The future is here.
In this age of fearless, long-bombing, birdie-producing 20-somethings, who very well could dominate the next era of the PGA Tour, one youngster has commanded the attention of his peers for almost a decade.
Meet Peter Uihlein.
The 20-year-old Oklahoma State junior hardly needs an introduction, mind you.
He commandeered the consciousness of junior golf long before arriving this week as the favorite for the 110th U.S. Amateur starting today at Chambers Bay Golf Links and The Home Course.
No amateur tournament can escape mention of his name or the specter of his presence.
He’s won big tournaments. He’s starred on a Walker Cup team. And last spring, he almost won the 2010 NCAA Division I men’s title, losing to Illinois’ Scott Langley.
“He’s the easy name to pick,” said Tacoma’s Andrew Yun, now a Stanford golfer. “His whole life, he’s been on top.”
The name – Uihlein – has been on top of the sport for years. Wally Uihlein, Peter’s father, is the chairman of the Acushnet Company, which oversees manufacturing giants FootJoy and Titleist.
The senior Uihlein is widely considered the most influential man in golf, at least from the business side.
“Whether it’s a positive or negative, it is what it is – and something I deal with,” Peter Uihlein said. “I’ve never viewed my father as the most powerful man in golf, even if he really is. But he has been the biggest influence, the hardest worker and the smartest guy I’ve met. He just happens to be who he is.”
If that privileged background leads folks to assume this next-generation Uihlein is the sport’s biggest spoiled brat, he knows it comes with the territory.
But to know him, to watch him rehearse myriad dynamic shots he can hit on a driving range, makes it easy to see the results that come from hard work.
In 2002, at the age of 13, Uihlein made a drastic decision – moving from his home near Boston to attend the IMG Academy’s Pendleton School to study year-round with renowned golf instructor David Leadbetter.
He quickly became the star pupil, earning American Junior Golf Association player of the year honors in 2005 and 2007.

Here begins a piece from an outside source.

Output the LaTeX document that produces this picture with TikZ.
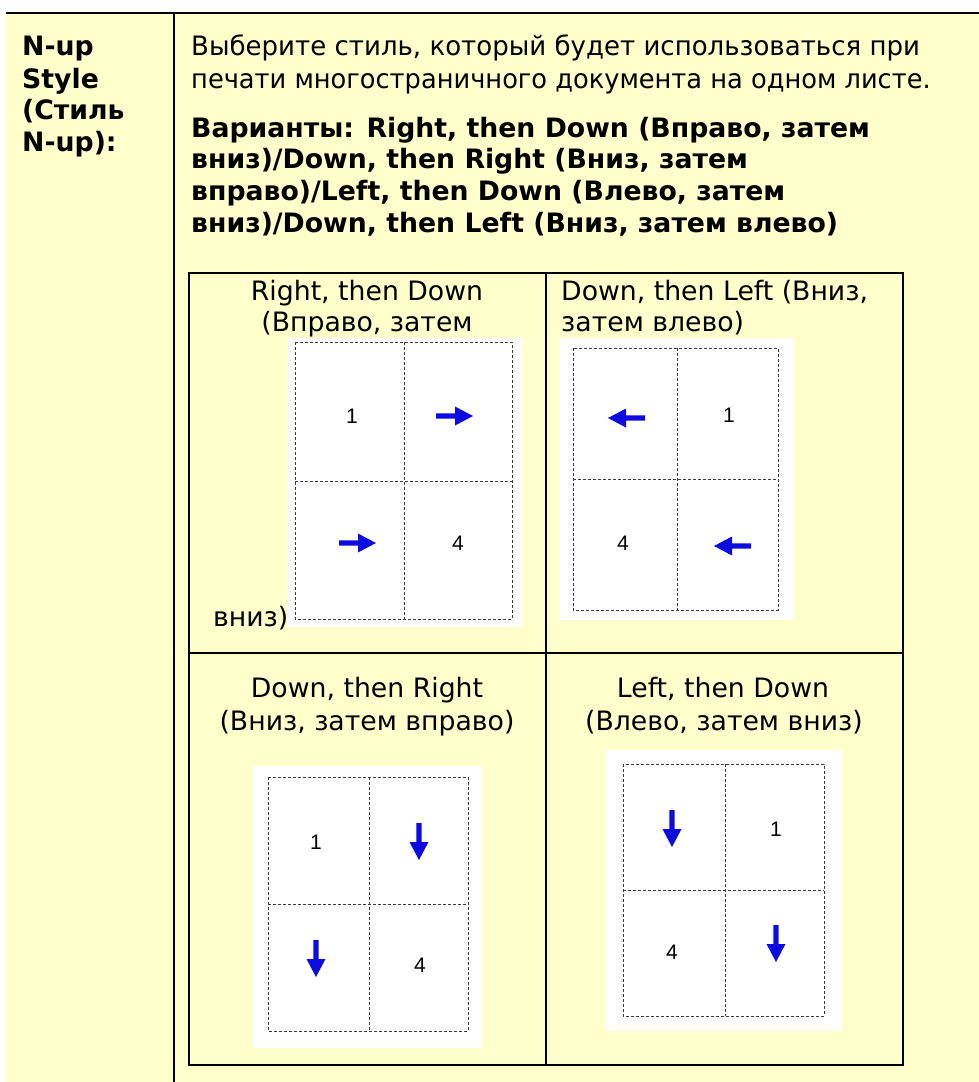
\documentclass[tikz,border=0pt]{standalone}
\usepackage{fontspec}
\setmainfont{DejaVu Sans}
\newfontfamily\numfont{Liberation Sans}
\definecolor{bgyellow}{RGB}{255,255,204}
\definecolor{arrblue}{RGB}{12,12,225}
\definecolor{gridgray}{RGB}{60,60,60}
\tikzset{
  arr/.pic={\fill[arrblue] (-19,-2.7) -- (0,-2.7) -- (0,-9.5) -- (18,0) -- (0,9.5) -- (0,2.7) -- (-19,2.7) -- cycle;},
}
\begin{document}
\begin{tikzpicture}[x=1pt,y=-1pt,
  txt/.style={inner sep=0pt, anchor=base west, font=\fontsize{26.7}{32}\selectfont},
  txtb/.style={inner sep=0pt, anchor=base west, font=\fontsize{26.7}{32}\selectfont\bfseries},
  txtc/.style={inner sep=0pt, anchor=base, font=\fontsize{26.7}{32}\selectfont},
  num/.style={inner sep=0pt, font=\numfont\fontsize{21}{21}\selectfont},
  borderline/.style={line width=2pt, draw=black},
  dashgrid/.style={line width=0.9pt, dash pattern=on 3pt off 2pt, draw=gridgray},
  whitebox/.style={fill=white, draw=none},
]
\useasboundingbox (0,0) rectangle (979,1082);
\fill[white] (0,0) rectangle (979,1082);
% outer table
\fill[bgyellow] (6,13) rectangle (979,1082);
\coordinate (tl) at (6,13);
\coordinate (tr) at (979,13);
\coordinate (dt) at (174,13);
\coordinate (db) at (174,1082);
\draw[borderline] (tl) -- (tr);
\draw[borderline] (dt) -- (db);

% left column
\node[txtb] (l1) at (22,55) {N-up};
\node[txtb] (l2) at (22,88) {Style};
\node[txtb] (l3) at (22,119) {(Стиль};
\node[txtb] (l4) at (22,151) {N-up):};

% right column paragraph
\node[txt] (p1) at (191,55) {\scalebox{0.975}[1]{Выберите стиль, который будет использоваться при}};
\node[txt] (p2) at (191,88) {\scalebox{0.962}[1]{печати многостраничного документа на одном листе.}};
\node[txtb] (b1) at (191,137) {Варианты: Right, then Down (Вправо, затем};
\node[txtb] (b2) at (191,168) {вниз)/Down, then Right (Вниз, затем};
\node[txtb] (b3) at (191,200) {вправо)/Left, then Down (Влево, затем};
\node[txtb] (b4) at (191,232) {вниз)/Down, then Left (Вниз, затем влево)};

% inner table
\draw[borderline] (189,273) rectangle (903,1065);
\draw[borderline] (546,273) -- (546,1065);
\draw[borderline] (189,653) -- (903,653);

% cell 1: Right, then Down
\node[txtc] (t1a) at (367,300) {Right, then Down};
\node[txtc] (t1b) at (367,331) {(Вправо, затем};
\node[txt] (t1c) at (213,626) {вниз)};
\fill[whitebox] (288,338) rectangle (523,627);
\draw[dashgrid] (295,342) rectangle (512,619);
\draw[dashgrid] (404,342) -- (404,619);
\draw[dashgrid] (295,481) -- (512,481);
\node[num] (n1a) at (352,416) {1};
\node[num] (n1b) at (458,543) {4};
\pic at (455,416) {arr};
\pic at (358,543) {arr};

% cell 2: Down, then Left
\node[txt] (t2a) at (561,300) {Down, then Left (Вниз,};
\node[txt] (t2b) at (561,331) {затем влево)};
\fill[whitebox] (560,338) rectangle (794,620);
\draw[dashgrid] (573,348) rectangle (778,610);
\draw[dashgrid] (677,348) -- (677,610);
\draw[dashgrid] (573,479) -- (778,479);
\node[num] (n2a) at (729,415) {1};
\node[num] (n2b) at (623,543) {4};
\pic[rotate=180] at (626,418) {arr};
\pic[rotate=180] at (732,546) {arr};

% cell 3: Down, then Right
\node[txtc] (t3a) at (367,697) {Down, then Right};
\node[txtc] (t3b) at (367,730) {(Вниз, затем вправо)};
\fill[whitebox] (253,766) rectangle (482,1048);
\draw[dashgrid] (268,777) rectangle (468,1031);
\draw[dashgrid] (369,777) -- (369,1031);
\draw[dashgrid] (268,904) -- (468,904);
\node[num] (n3a) at (316,842) {1};
\node[num] (n3b) at (420,965) {4};
\pic[rotate=-90] at (419,842) {arr};
\pic[rotate=-90] at (316,959) {arr};

% cell 4: Left, then Down
\node[txtc] (t4a) at (723,697) {Left, then Down};
\node[txtc] (t4b) at (724,730) {(Влево, затем вниз)};
\fill[whitebox] (606,750) rectangle (842,1031);
\draw[dashgrid] (623,764) rectangle (824,1016);
\draw[dashgrid] (725,764) -- (725,1016);
\draw[dashgrid] (623,890) -- (824,890);
\node[num] (n4a) at (776,829) {1};
\node[num] (n4b) at (672,952) {4};
\pic[rotate=-90] at (672,829) {arr};
\pic[rotate=-90] at (776,944) {arr};
\end{tikzpicture}
\end{document}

But his creative shot-making style contrasts greatly from other mechanically cloned IMG Academy alums.
“He’s not just a guy who came from the academy with a honed swing,” said Ryan Herrington, a senior writer at Golf World magazine whose area of expertise is amateur golf. “I’ve seen him play enough.
“He’s played well at different kinds of courses. He has the bomber game, but depending on the situation, he can work his way around and shape shots.”
Uihlein echoed that sentiment: “The team joke at Oklahoma State is, if we’re playing a straight hole, I’m in trouble.”
That is why observers think his game is so well-suited this week for the links-style layout at Chambers Bay.
Early in the summer, Uihlein received an invitation to come out and play the Sahalee Players Championship – one of the West Coast’s premier amateur tournaments.
Never hearing back, Sahalee organizers contacted Uihlein in person, reminding him that this year’s championship would be held on the assisting U.S. Amateur venue at The Home Course.
A day later, the top-ranked American star sent confirmation he would play in it – which he ended up winning at 17-under-par 271, seven strokes better than runner-up Andrew Putnam of University Place.
He arrived in Tacoma a few days early to play two practice rounds at Chambers Bay over Fourth of July weekend.
“Chris (Ming), one of their caddies, gave me advice how to play it,” Uihlein said. “I wrote it all down.”
Two keys have stuck with the Cowboys’ star – embrace creativity and control your ball.
“It’s an immaculate golf course,” said Uihlein, a 2009 U.S. Amateur quarterfinalist. “There are different ways to play each hole, so it’s pretty hard. I had friends ask me (in July) what I thought about it, and I couldn’t find a good word to describe it. It’s tough. It’s hard.
“It’s nothing we’ve ever seen when it comes to American courses.”